Todo excesso de sentimento dessa natureza tem o seu preço, está claro - ele torna o doente mais doente - as veementes revanches fisiológicas de tais excessos, inclusive talvez as perturbações mentais, no fundo não contradizem realmente o sentido dessa espécie de medicação: a qual, como foi mostrado, não objetiva curar doenças, mas combater a depressão, diminuindo e amortecendo o seu desprazer.
Em que consistiu sempre o "êxito"? Em um sistema nervoso arruinado, em acréscimo ao que já era enfermo; e isso no geral e no particular, nos indivíduos e nas massas Em seguida ao training de penitência e redenção encontramos tremendas epidemias epilépticas. 
Querendo-se [...] exprimir a ideia de que um tal sistema de tratamento melhorou o homem, não discordo: apenas acrescento que, para mim, "melhorado" significa - o mesmo que "domesticado", "enfraquecido", "desencorajado", "refinado", "embrandecido", "emasculado" (ou seja, quase o mesmo que lesado...). Mas tratando-se sobretudo de doentes, desgraçados, deprimidos, um tal sistema torna o doente invariavelmente mais doente, ainda que o torne "melhor".  

** Ciência como meio de entorpecimento. Formada por sujeitos sofredores que não querem confessar a si mesmos o que são, com gente que teme ganhar consciência. "[...] entre os doutos de hoje, é certo, existe um povo modesto e trabalhador que se compraz no seu cantinho, e que, por causa disso, por vezes eleva um tanto imodestamente a voz, afirmando que devemos estar satisfeitos, sobretudo na ciência - onde haveria tanto de útil a fazer".

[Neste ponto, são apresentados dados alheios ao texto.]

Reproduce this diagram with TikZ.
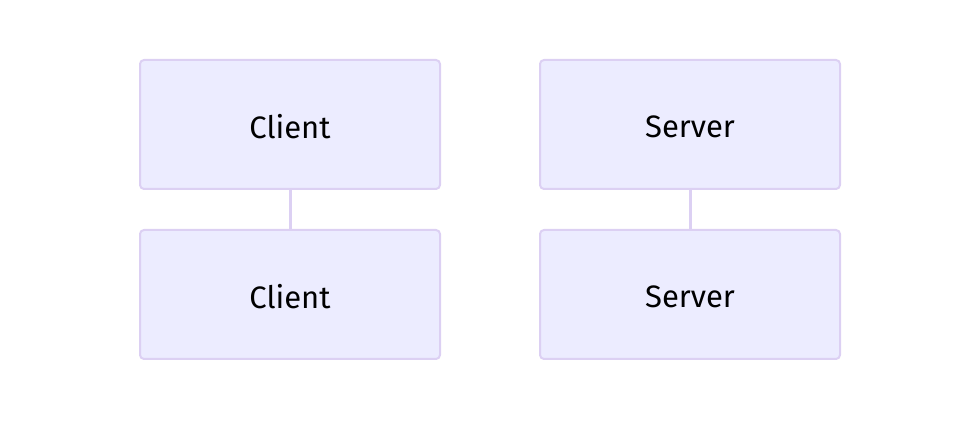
\documentclass[tikz,border=0pt]{standalone}
\usepackage{fontspec}
\setmainfont{Fira Sans}
\definecolor{actfill}{HTML}{ECECFF}
\definecolor{actline}{HTML}{DCD0F3}
\tikzset{
  actor/.style={draw=actline, fill=actfill, line width=2pt, rounded corners=4pt,
    minimum width=300pt, minimum height=129pt, inner sep=0pt, font=\fontsize{31}{36}\selectfont},
  lifeline/.style={draw=actline, line width=3pt}
}
\begin{document}
\begin{tikzpicture}[x=1pt,y=1pt]
\useasboundingbox (0,0) rectangle (980,422);
\node[actor] (c1) at (290,297.5) {};
\node[actor] (c2) at (290,127.5) {};
\node[actor] (s1) at (690,297.5) {};
\node[actor] (s2) at (690,127.5) {};
\node[font=\fontsize{31}{36}\selectfont, yshift=-2pt] (tc1) at (c1) {Client};
\node[font=\fontsize{31}{36}\selectfont, yshift=-2pt] (tc2) at (c2) {Client};
\node[font=\fontsize{31}{36}\selectfont, yshift=-2pt] (ts1) at (s1) {Server};
\node[font=\fontsize{31}{36}\selectfont, yshift=-2pt] (ts2) at (s2) {Server};
\draw[lifeline] (c1.south) -- (c2.north);
\draw[lifeline] (s1.south) -- (s2.north);
\end{tikzpicture}
\end{document}
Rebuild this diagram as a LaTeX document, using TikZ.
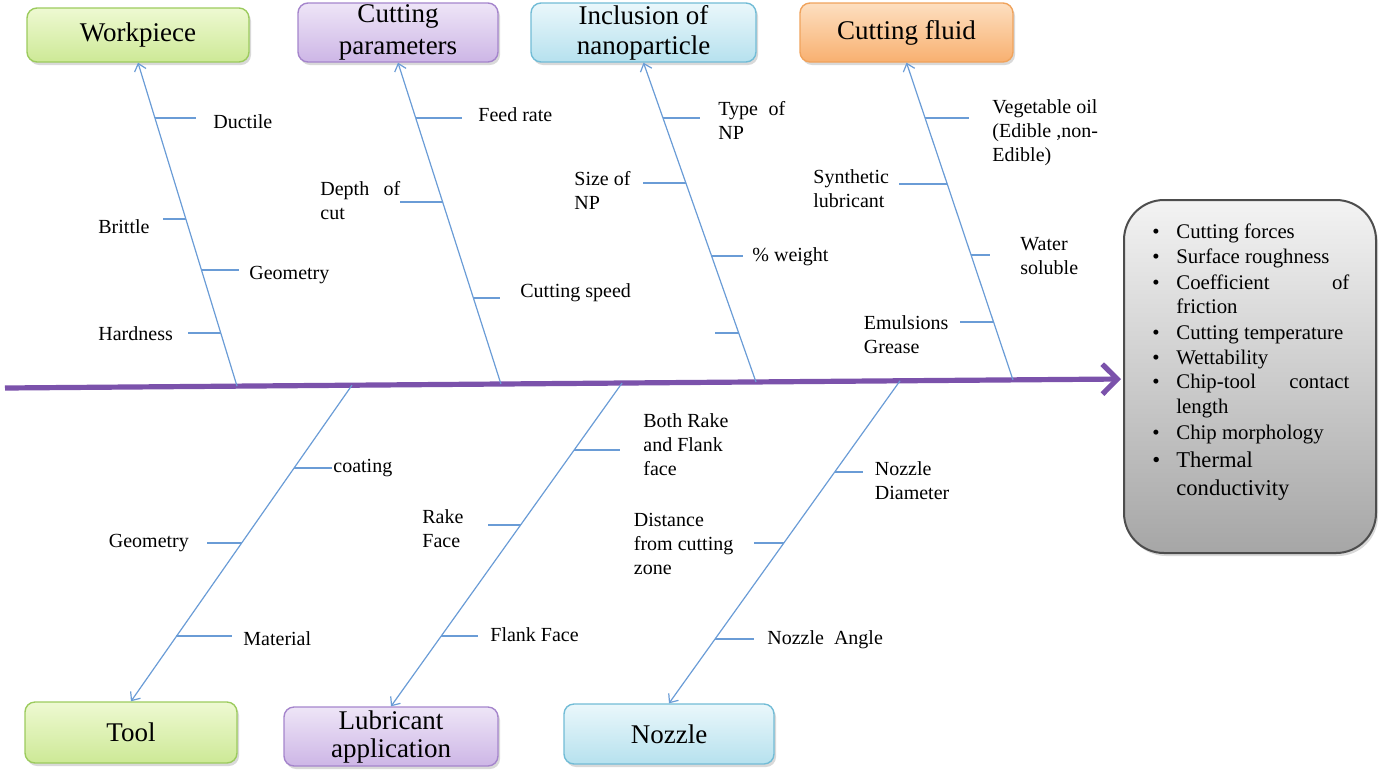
\documentclass[tikz,border=0pt]{standalone}
\usepackage{fontspec}
\setmainfont{Liberation Serif}
\usetikzlibrary{arrows.meta,calc,shadows}
\definecolor{bonec}{HTML}{6A9CD6}
\definecolor{spinec}{HTML}{7B52AB}
\definecolor{gtop}{HTML}{EEF9D2}\definecolor{gbot}{HTML}{CDE996}\definecolor{gdraw}{HTML}{9CCB5E}
\definecolor{ptop}{HTML}{EEE5F7}\definecolor{pbot}{HTML}{CDB6E6}\definecolor{pdraw}{HTML}{A585CC}
\definecolor{btop}{HTML}{EAF7FB}\definecolor{bbot}{HTML}{B6E1EE}\definecolor{bdraw}{HTML}{72BCD6}
\definecolor{otop}{HTML}{FDDFC0}\definecolor{obot}{HTML}{F8B070}\definecolor{odraw}{HTML}{F0A35C}
\definecolor{rtop}{HTML}{F3F3F3}\definecolor{rbot}{HTML}{A6A6A6}\definecolor{rdraw}{HTML}{4D4D4D}
\begin{document}
\begin{tikzpicture}[x=0.5pt,y=-0.5pt,
  cause/.style={rounded corners=5pt, line width=0.7pt, inner sep=0pt, align=center,
    font=\fontsize{13.5}{16.5}\selectfont,
    drop shadow={shadow xshift=1pt,shadow yshift=-1.5pt,opacity=0.3}},
  greenbox/.style={cause, draw=gdraw, top color=gtop, bottom color=gbot},
  purplebox/.style={cause, draw=pdraw, top color=ptop, bottom color=pbot},
  bluebox/.style={cause, draw=bdraw, top color=btop, bottom color=bbot},
  orangebox/.style={cause, draw=odraw, top color=otop, bottom color=obot},
  bone/.style={draw=bonec, line width=0.6pt, -{Straight Barb[length=3.5pt,width=6pt]}},
  spine/.style={draw=spinec, line width=2.6pt, -{Straight Barb[length=7.5pt,width=15pt]}},
  tick/.style={draw=bonec, line width=1pt},
  lbl/.style={anchor=west, inner sep=0pt, align=left, font=\fontsize{10}{12}\selectfont},
  itm/.style={anchor=base west, inner sep=0pt, font=\fontsize{10.4}{12.5}\selectfont},
  bigitm/.style={anchor=base west, inner sep=0pt, font=\fontsize{11.3}{14}\selectfont},
]
\useasboundingbox (0,0) rectangle (1382,778);

% cause boxes
\node[greenbox, minimum width=111pt, minimum height=27pt] (wp) at (138,35) {Workpiece};
\node[purplebox, minimum width=100pt, minimum height=29.5pt] (cp) at (398,32.5) {\raisebox{-3.5pt}{\shortstack{Cutting\\[2.5pt]parameters}}};
\node[bluebox, minimum width=112.5pt, minimum height=29.5pt] (np) at (643.5,32.5) {\raisebox{-3.5pt}{\shortstack{Inclusion of\\[2.5pt]nanoparticle}}};
\node[orangebox, minimum width=106.5pt, minimum height=29.5pt] (cf) at (906.5,32.5) {Cutting fluid};
\node[greenbox, minimum width=106pt, minimum height=30.5pt] (tool) at (131,732.5) {Tool};
\node[purplebox, minimum width=107pt, minimum height=29.5pt] (lub) at (391,736.5) {\raisebox{-1.5pt}{\shortstack{Lubricant\\[1.5pt]application}}};
\node[bluebox, minimum width=105pt, minimum height=30pt] (noz) at (669,734) {Nozzle};

% effect box
\node[draw=rdraw, line width=1pt, rounded corners=20pt, top color=rtop, bottom color=rbot,
  minimum width=126pt, minimum height=176.5pt,
  drop shadow={shadow xshift=1pt,shadow yshift=-1.5pt,opacity=0.3}] (res) at (1250,376.5) {};
\node[itm] (i1) at (1152,238) {\makebox[12pt][l]{\textbullet}Cutting forces};
\node[itm] (i2) at (1152,263) {\makebox[12pt][l]{\textbullet}Surface roughness};
\node[itm] (i3) at (1152,289) {\makebox[12pt][l]{\textbullet}\makebox[86.5pt][s]{Coefficient\hfill of}};
\node[itm] (i3b) at (1176,313) {friction};
\node[itm] (i4) at (1152,339) {\makebox[12pt][l]{\textbullet}Cutting temperature};
\node[itm] (i5) at (1152,364) {\makebox[12pt][l]{\textbullet}Wettability};
\node[itm] (i6) at (1152,388) {\makebox[12pt][l]{\textbullet}\makebox[86.5pt][s]{Chip-tool\hfill contact}};
\node[itm] (i6b) at (1176,413) {length};
\node[itm] (i7) at (1152,439) {\makebox[12pt][l]{\textbullet}Chip morphology};
\node[bigitm] (i8) at (1152,467) {\makebox[12pt][l]{\textbullet}Thermal};
\node[bigitm] (i8b) at (1176,495) {conductivity};

% spine
\coordinate (sp0) at (5,388);
\coordinate (sp1) at (1121,379);
\draw[spine] (sp0) -- (sp1);

% bone roots on the spine
\coordinate (r1) at ($(sp0)!0.2079!(sp1)$);
\coordinate (r2) at ($(sp0)!0.4444!(sp1)$);
\coordinate (r3) at ($(sp0)!0.6729!(sp1)$);
\coordinate (r4) at ($(sp0)!0.9032!(sp1)$);
\coordinate (r5) at ($(sp0)!0.3109!(sp1)$);
\coordinate (r6) at ($(sp0)!0.5529!(sp1)$);
\coordinate (r7) at ($(sp0)!0.8020!(sp1)$);

\draw[bone] (r1) -- (wp.south);
\draw[bone] (r2) -- (cp.south);
\draw[bone] (r3) -- (np.south);
\draw[bone] (r4) -- (cf.south);
\draw[bone] (r5) -- (tool.north);
\draw[bone] (r6) -- (lub.north);
\draw[bone] (r7) -- (noz.north);

% Workpiece
\coordinate (a1) at ($(r1)!0.830!(wp.south)$);
\coordinate (a2) at ($(r1)!0.5156!(wp.south)$);
\coordinate (a3) at ($(r1)!0.358!(wp.south)$);
\coordinate (a4) at ($(r1)!0.1638!(wp.south)$);
\draw[tick] (a1) -- ++(41,0);
\draw[tick] (a2) -- ++(-23,0);
\draw[tick] (a3) -- ++(37,0);
\draw[tick] (a4) -- ++(-33,0);
\node[lbl] (la1) at (213,122) {Ductile};
\node[lbl] (la2) at (98,227) {Brittle};
\node[lbl] (la3) at (249,275) {Geometry};
\node[lbl] (la4) at (98,334) {Hardness};

% Cutting parameters
\coordinate (b1) at ($(r2)!0.829!(cp.south)$);
\coordinate (b2) at ($(r2)!0.568!(cp.south)$);
\coordinate (b3) at ($(r2)!0.267!(cp.south)$);
\draw[tick] (b1) -- ++(46,0);
\draw[tick] (b2) -- ++(-42,0);
\draw[tick] (b3) -- ++(27,0);
\node[lbl] (lb1) at (478,115) {Feed rate};
\node[lbl] (lb2) at (320,200.5) {\makebox[40pt][s]{Depth\hfill of}\\cut};
\node[lbl] (lb3) at (520,293) {Cutting speed};

% Inclusion of nanoparticle
\coordinate (c1) at ($(r3)!0.828!(np.south)$);
\coordinate (c2) at ($(r3)!0.6218!(np.south)$);
\coordinate (c3) at ($(r3)!0.3936!(np.south)$);
\coordinate (c4) at ($(r3)!0.1529!(np.south)$);
\draw[tick] (c1) -- ++(37,0);
\draw[tick] (c2) -- ++(-43,0);
\draw[tick] (c3) -- ++(31,0);
\draw[tick] (c4) -- ++(-24,0);
\node[lbl] (lc1) at (718,120) {\makebox[33.5pt][s]{Type\hfill of}\\NP};
\node[lbl] (lc2) at (574,190) {Size of\\NP};
\node[lbl] (lc3) at (752,257) {\% weight};

% Cutting fluid
\coordinate (d1) at ($(r4)!0.827!(cf.south)$);
\coordinate (d2) at ($(r4)!0.6166!(cf.south)$);
\coordinate (d3) at ($(r4)!0.3929!(cf.south)$);
\coordinate (d4) at ($(r4)!0.1815!(cf.south)$);
\draw[tick] (d1) -- ++(44,0);
\draw[tick] (d2) -- ++(-48,0);
\draw[tick] (d3) -- ++(19,0);
\draw[tick] (d4) -- ++(-34,0);
\node[lbl] (ld1) at (992,133) {Vegetable oil\\(Edible ,non-\\Edible)};
\node[lbl] (ld2) at (813,188.5) {Synthetic\\lubricant};
\node[lbl] (ld3) at (1020,256.5) {Water\\soluble};
\node[lbl] (ld4) at (863.5,335) {Emulsions\\Grease};

% Tool
\coordinate (e1) at ($(r5)!0.2614!(tool.north)$);
\coordinate (e2) at ($(r5)!0.4981!(tool.north)$);
\coordinate (e3) at ($(r5)!0.7948!(tool.north)$);
\draw[tick] (e1) -- ++(38,0);
\draw[tick] (e2) -- ++(-35,0);
\draw[tick] (e3) -- ++(56,0);
\node[lbl] (le1) at (333,468) {coating};
\node[lbl] (le2) at (108.5,543) {Geometry};
\node[lbl] (le3) at (243,639) {Material};

% Lubricant application
\coordinate (f1) at ($(r6)!0.2068!(lub.north)$);
\coordinate (f2) at ($(r6)!0.4383!(lub.north)$);
\coordinate (f3) at ($(r6)!0.7824!(lub.north)$);
\draw[tick] (f1) -- ++(46,0);
\draw[tick] (f2) -- ++(-33,0);
\draw[tick] (f3) -- ++(37,0);
\node[lbl] (lf1) at (643,445) {Both Rake\\and Flank\\face};
\node[lbl] (lf2) at (422,529) {Rake\\Face};
\node[lbl] (lf3) at (490,635) {Flank Face};

% Nozzle
\coordinate (g1) at ($(r7)!0.2822!(noz.north)$);
\coordinate (g2) at ($(r7)!0.5034!(noz.north)$);
\coordinate (g3) at ($(r7)!0.802!(noz.north)$);
\draw[tick] (g1) -- ++(28,0);
\draw[tick] (g2) -- ++(-30,0);
\draw[tick] (g3) -- ++(39,0);
\node[lbl] (lg1) at (874.5,481) {Nozzle\\Diameter};
\node[lbl] (lg2) at (633.5,543.5) {Distance\\from cutting\\zone};
\node[lbl] (lg3) at (767,640) {Nozzle\ \ Angle};
\end{tikzpicture}
\end{document}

** Incondicional vontade de verdade, característica da ciência (ideias platônicas segundo as quais "Deus é a verdade; a verdade é divina) >> Fé no ideal ascético. 


Não existe, a rigor, uma ciência sem pressupostos



** Ciência << >> Ascetismo 
Esta "ciência moderna" - abram os olhos! é no momento a melhor aliada do ideal ascético, precisamente por ser a mais involuntária, inconsciente, secreta, subterrânea! Precisamente a autodiminuição do homem, sua vontade de diminuir-se, não se acha em avanço irresistível desde Copérnico? Oh, a crença em sua dignidade, singularidade, insubstituibilidade na hierarquia dos seres se foi - ele se tornou bicho, animal, sem metáfora, restrição ou reserva, ele, que em sua fé anterior era quase Deus ("filho de Deus", "homem-Deus").

** A ciência, hoje, visa dissuadir o homem do apreço que até agora teve por si, como se este fosse tão somente uma extravagante presunção. OBS.: Crítica ao Evolucionismo, para o qual o homem é só mais uma entre bilhões de espécies?

** Se desconsideramos os ideais ascéticos, a existência do animal homem, até agora, não teve sentido algum. O ideal ascético significa que algo faltava, que uma monstruosa lacuna circundava o homem - ele não sabia justificar, explicar, afirmar a si mesmo, ele sofria do problema do seu sentido. A falta de sentido do sofrer, não o sofrimento em si mesmo, era a maldição que até então se estendia sobre a humanidade. O ideal ascético lhe ofereceu um sentido. 
Nele o sofrimento era interpretado; a monstruosa lacuna parecia preenchida; a porta se fechava para todo niilismo suicida. A interpretação trouxe consigo novo sofrimento, mais profundo, mais íntimo, mais venenoso e nocivo à vida: a culpa... Mas apesar de tudo o homem estava salvo, ele possuía um sentido, a partir de então não era mais uma folha ao vento, um brinquedo do absurdo, do sem-sentido, ele podia querer algo - não importando no momento para que direção, com que fim, com que meio ele queria: a vontade mesma estava salva.